Managing Difficult Conversations
It’s Hard to Co-Create a Future Without Difficult Conversations
Benefits
People are often concerned about having a difficult conversation because they’re worried that the other party will react defensively. Once mastered, this skill increases trust, reveals blind spots, and creates an opportunity for growth.
When difficult conversations are managed well, learning within an organization is made possible, productivity and collaboration are enhanced, stress is reduced, morale is sustained, and better decisions are made. Most important—managing a difficult conversation builds healthy personal as well as work relationships.
Being able to manage a difficult conversation is an essential leadership skill. Done right, you can maintain good relationships and inspire cooperation. Disagreements don’t disappear when they’re ignored.
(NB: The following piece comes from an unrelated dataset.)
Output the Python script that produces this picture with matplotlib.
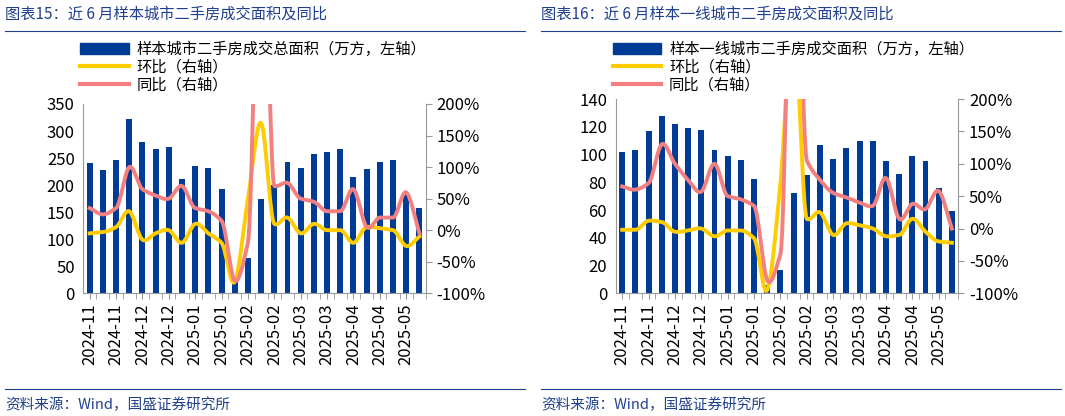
import numpy as np
import matplotlib.pyplot as plt
from matplotlib.lines import Line2D
from matplotlib.patches import Patch

plt.rcParams['font.family'] = ['Noto Sans CJK SC', 'DejaVu Sans']

# x tick labels (one every two bars)
tick_labels = ['2024-11', '2024-11', '2024-12', '2024-12', '2025-01', '2025-01', '2025-02',
               '2025-02', '2025-03', '2025-03', '2025-04', '2025-04', '2025-05']

# chart 15: sample cities
area15 = [241, 228, 247, 323, 280, 267, 271, 211, 236, 232, 193, 22, 65, 175, 200,
          243, 232, 258, 261, 267, 215, 230, 243, 247, 185, 158]
mom15 = [-5, -3, 5, 30, -15, -5, 0, -20, 10, -5, -20, -82, 50, 170, 10,
         20, -5, 10, 0, 0, -20, 5, 3, 0, -25, -10]
yoy15 = [35, 25, 35, 100, 65, 55, 50, 70, 35, 30, 15, -80, -20, 600, 70,
         75, 50, 45, 30, 30, 65, 5, 20, 20, 60, -5]

# chart 16: tier-1 cities
area16 = [102, 103, 117, 128, 122, 119, 118, 103, 99, 96, 82, 6, 17, 72, 85,
          107, 97, 105, 110, 110, 95, 86, 99, 95, 76, 59]
mom16 = [-2, -2, 12, 10, -5, -3, 0, -12, -3, -3, -15, -95, 70, 320, 15,
         25, -10, 8, 5, 0, -12, -10, 15, -5, -20, -22]
yoy16 = [65, 60, 70, 130, 100, 75, 57, 100, 50, 45, 35, -80, -40, 600, 105,
         75, 55, 48, 40, 35, 78, 15, 38, 30, 58, 0]

BAR = '#003C96'
YEL = '#FFCC00'
RED = '#F28080'
TITLE_C = '#1F3F8F'


def smooth(y, n=16):
    # cubic Hermite curve through the points, tangents limited to avoid overshoot near spikes
    y = np.asarray(y, float)
    d = np.diff(y)
    m = np.zeros_like(y)
    m[0], m[-1] = d[0], d[-1]
    for i in range(1, len(y) - 1):
        m[i] = (d[i - 1] + d[i]) / 2
        lim = 1.5 * min(abs(d[i - 1]), abs(d[i]))
        m[i] = np.clip(m[i], -lim, lim)
    xs, ys = [], []
    t = np.linspace(0, 1, n, endpoint=False)
    h00 = 2 * t ** 3 - 3 * t ** 2 + 1
    h10 = t ** 3 - 2 * t ** 2 + t
    h01 = -2 * t ** 3 + 3 * t ** 2
    h11 = t ** 3 - t ** 2
    for i in range(len(y) - 1):
        ys.append(h00 * y[i] + h10 * m[i] + h01 * y[i + 1] + h11 * m[i + 1])
        xs.append(i + t)
    xs.append([len(y) - 1]); ys.append([y[-1]])
    return np.concatenate(xs), np.concatenate(ys)


def panel(fig, rect, area, mom, yoy, ymax, ystep, bar_label, title, tx):
    ax = fig.add_axes(rect)
    x = np.arange(len(area))
    ax.bar(x, area, width=0.45, color=BAR, zorder=2)
    ax.set_xlim(-0.5, len(area) - 0.5)
    ax.set_ylim(0, ymax)
    ax.set_yticks(np.arange(0, ymax + 1, ystep))
    ax.set_xticks(np.arange(0, len(area), 2))
    ax.set_xticklabels(tick_labels, rotation=90, fontsize=12)
    ax.set_xticks(np.arange(len(area)) + 0.5, minor=True)
    ax.tick_params(axis='y', labelsize=12, length=0, pad=6)
    ax.tick_params(axis='x', which='both', length=4, color='#999999')
    for s in ['top', 'right']:
        ax.spines[s].set_visible(False)
    ax.spines['left'].set_color('#999999')
    ax.spines['bottom'].set_color('#999999')

    ax2 = ax.twinx()
    ax2.set_ylim(-100, 200)
    ax2.set_yticks(np.arange(-100, 201, 50))
    ax2.set_yticklabels([f'{v}%' for v in range(-100, 201, 50)])
    ax2.tick_params(axis='y', labelsize=12, length=4, color='#999999')
    for s in ['top', 'left', 'bottom']:
        ax2.spines[s].set_visible(False)
    ax2.spines['right'].set_color('#999999')
    sx, sy = smooth(mom)
    ax2.plot(sx, sy, color=YEL, lw=2.8, zorder=3)
    sx, sy = smooth(yoy)
    ax2.plot(sx, sy, color=RED, lw=2.8, zorder=4)

    handles = [Patch(color=BAR), Line2D([], [], color=YEL, lw=3), Line2D([], [], color=RED, lw=3)]
    labels = [bar_label, '环比（右轴）', '同比（右轴）']
    fig.legend(handles, labels, loc='upper left', bbox_to_anchor=(rect[0] - 0.01, 0.92),
               frameon=False, fontsize=11, handlelength=3.2, labelspacing=0.05,
               borderpad=0, handletextpad=0.5)

    fig.text(tx, 0.965, title, fontsize=11, color=TITLE_C, style='italic', va='center')
    fig.add_artist(Line2D([tx, tx + 0.488], [0.925, 0.925], color=TITLE_C, lw=0.8))
    fig.add_artist(Line2D([tx, tx + 0.488], [0.065, 0.065], color=TITLE_C, lw=0.8))
    fig.text(tx, 0.028, '资料来源：Wind，国盛证券研究所', fontsize=10.5, color=TITLE_C,
             style='italic', va='center')


fig = plt.figure(figsize=(10.65, 4.16), dpi=100)
panel(fig, [0.078, 0.295, 0.322, 0.455], area15, mom15, yoy15, 350, 50,
      '样本城市二手房成交总面积（万方，左轴）', '图表15：近 6 月样本城市二手房成交面积及同比', 0.005)
panel(fig, [0.578, 0.295, 0.322, 0.467], area16, mom16, yoy16, 140, 20,
      '样本一线城市二手房成交面积（万方，左轴）', '图表16：近 6 月样本一线城市二手房成交面积及同比', 0.508)
fig.savefig('out.png', dpi=100)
They need to be dealt with in a way that achieves the desired result, keeps the relationship intact, and strengthens the organization.
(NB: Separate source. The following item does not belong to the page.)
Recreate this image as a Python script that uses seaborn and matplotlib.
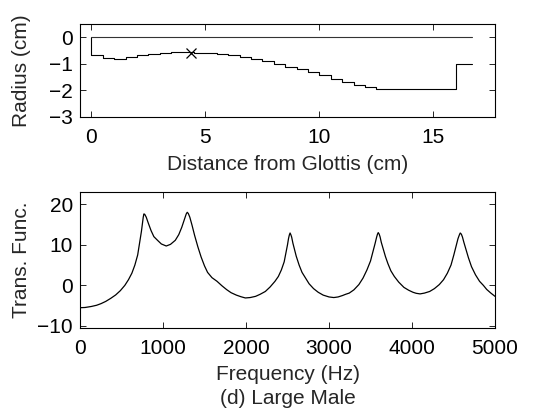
import numpy as np
import pandas as pd
import matplotlib
matplotlib.use("Agg")
import matplotlib.pyplot as plt
import seaborn as sns

# ---- Data: vocal tract area profile (radius per section) ----
section_lengths = [0.5] * 25 + [3.5, 0.7]
section_radii = [-0.68, -0.77, -0.80, -0.74, -0.68, -0.63, -0.59, -0.57, -0.57,
                 -0.58, -0.59, -0.62, -0.67, -0.74, -0.81, -0.90, -1.00, -1.10,
                 -1.20, -1.32, -1.43, -1.56, -1.68, -1.79, -1.87, -1.94, -1.00]
constriction_x = [4.37]
constriction_r = [-0.58]

# ---- Data: transfer function ----
freq_hz = [0, 60, 136, 200, 253, 310, 370, 430, 486, 540, 584, 625, 661, 695, 720,
           740, 751, 762, 770, 780, 798, 820, 856, 890, 934, 980, 1039, 1090, 1148,
           1190, 1226, 1250, 1265, 1280, 1292, 1305, 1323, 1350, 1381, 1420, 1459,
           1500, 1537, 1590, 1651, 1710, 1767, 1820, 1884, 1940, 1992, 2050, 2116,
           2170, 2233, 2290, 2349, 2390, 2426, 2460, 2484, 2500, 2512, 2522, 2531,
           2540, 2550, 2565, 2581, 2605, 2640, 2675, 2717, 2760, 2814, 2870, 2930,
           3000, 3058, 3110, 3163, 3200, 3244, 3300, 3360, 3410, 3457, 3500, 3535,
           3555, 3574, 3584, 3593, 3605, 3616, 3630, 3651, 3680, 3709, 3745, 3787,
           3840, 3903, 3960, 4012, 4050, 4097, 4150, 4213, 4270, 4329, 4380, 4426,
           4470, 4504, 4530, 4554, 4570, 4581, 4595, 4608, 4625, 4647, 4680, 4717,
           4765, 4814, 4860, 4900, 4950, 5000]
trans_func = [-5.5, -5.45, -5.2, -4.9, -4.5, -3.95, -3.2, -2.35, -1.3, 0.0, 1.4, 3.0,
              5.0, 7.5, 10.7, 13.3, 15.1, 16.8, 17.6, 17.5, 16.8, 15.5, 13.5, 12.0,
              11.1, 10.2, 9.7, 10.1, 11.1, 12.5, 14.3, 15.8, 16.8, 17.6, 18.0, 17.7,
              16.8, 14.8, 12.3, 9.5, 7.0, 4.8, 3.2, 1.9, 1.0, -0.1, -1.05, -1.8, -2.4,
              -2.8, -3.1, -3.0, -2.7, -2.2, -1.5, -0.4, 1.0, 2.2, 3.8, 5.8, 8.3, 10.0,
              11.5, 12.4, 12.9, 12.5, 11.9, 10.4, 9.1, 7.2, 5.0, 3.2, 1.8, 0.4, -0.8,
              -1.7, -2.4, -2.85, -3.0, -2.85, -2.5, -2.2, -1.9, -1.1, 0.2, 1.8, 3.8,
              6.0, 8.7, 10.3, 11.9, 12.6, 13.0, 12.6, 11.9, 10.6, 9.1, 7.1, 5.4, 3.6,
              2.2, 0.8, -0.5, -1.2, -1.7, -1.95, -2.1, -1.9, -1.5, -0.8, 0.2, 1.4, 3.0,
              5.0, 7.5, 9.6, 11.5, 12.4, 12.9, 12.6, 11.9, 10.6, 9.1, 6.8, 4.6, 2.6,
              1.0, 0.0, -1.0, -1.9, -2.7]

sns.set_style("ticks")
plt.rcParams['font.family'] = ['Liberation Sans', 'DejaVu Sans']
plt.rcParams['axes.unicode_minus'] = True

FS = 15
fig = plt.figure(figsize=(5.42, 4.11), dpi=100)
W, H = 542, 411
ax1 = fig.add_axes([80 / W, 1 - 117 / H, 415 / W, 93 / H])
ax2 = fig.add_axes([80 / W, 1 - 328 / H, 415 / W, 136 / H])

# profile
edges = np.concatenate([[0.0], np.cumsum(section_lengths)])
prof = pd.DataFrame({"x": edges, "r": section_radii + [section_radii[-1]]})
top = pd.DataFrame({"x": [edges[0], edges[-1]], "r": [0.0, 0.0]})
ax1.plot([edges[0], edges[0]], [0.0, section_radii[0]], color="black", lw=0.8)
sns.lineplot(data=prof, x="x", y="r", ax=ax1, color="black", lw=0.8,
             drawstyle="steps-post", estimator=None, sort=False)
sns.lineplot(data=top, x="x", y="r", ax=ax1, color="#333333", lw=0.8,
             estimator=None, sort=False)
ax1.plot(constriction_x, constriction_r, marker="x", color="black", ms=7,
         mew=0.9, ls="none")
ax1.set_xlim(-0.5, edges[-1] + 1)
ax1.set_ylim(-3, 0.5)
ax1.set_yticks([0, -1, -2, -3])
ax1.set_xticks([0, 5, 10, 15])
ax1.set_xlabel("Distance from Glottis (cm)", fontsize=FS, labelpad=6)
ax1.set_ylabel("Radius (cm)", fontsize=FS)

# transfer function
tf = pd.DataFrame({"f": freq_hz, "t": trans_func})
sns.lineplot(data=tf, x="f", y="t", ax=ax2, color="black", lw=0.9,
             estimator=None, sort=False)
ax2.set_xlim(0, 5000)
ax2.set_ylim(-10.5, 23)
ax2.set_xticks([0, 1000, 2000, 3000, 4000, 5000])
ax2.set_yticks([-10, 0, 10, 20])
ax2.set_xlabel("Frequency (Hz)\n(d) Large Male", fontsize=FS, labelpad=5,
               linespacing=1.35)
ax2.set_ylabel("Trans. Func.", fontsize=FS)

for ax in (ax1, ax2):
    for s in ax.spines.values():
        s.set_visible(True)
        s.set_linewidth(0.8)
        s.set_color("black")
    ax.tick_params(direction="in", top=True, right=True, length=4, width=0.6,
                   labelsize=FS, colors="black")
    ax.tick_params(axis="x", pad=8)
    ax.tick_params(axis="y", pad=5)
    ax.yaxis.set_label_coords(-0.118, 0.5)

fig.savefig("out.png", dpi=100)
What This Workshop is About
This interactive short course gives participants practical tips, tools, and strategies to handle difficult conversations. Participants learn how to prepare for a difficult conversation, how to get the conversation off to the best possible start, how to manage emotions, and how to end the conversation with a positive outcome.
This course covers,
How the brain works in a feedback conversation.
What parts of emotional intelligence to manage.
How to plan for the conversation.
How to manage three critical kinds of conversations: a coaching conversation, a negotiation conversation, and a confronting conversation.
Who is this Course For?
Team leaders, program managers, supervisors, and executives – anyone who is accountable for bringing problems to the surface and then managing a constructive conversation to make things better.
What is Unique in this Course?
This practical, hands-on workshop teaches immediately applicable tools, templates, and proven practices to plan real-life difficult conversations. We examine what brain research teaches about people’s resistance to accept messages and then use that insight as an entry point to design and manage a conversation using dialog, mediation, and collaborative negotiation skills.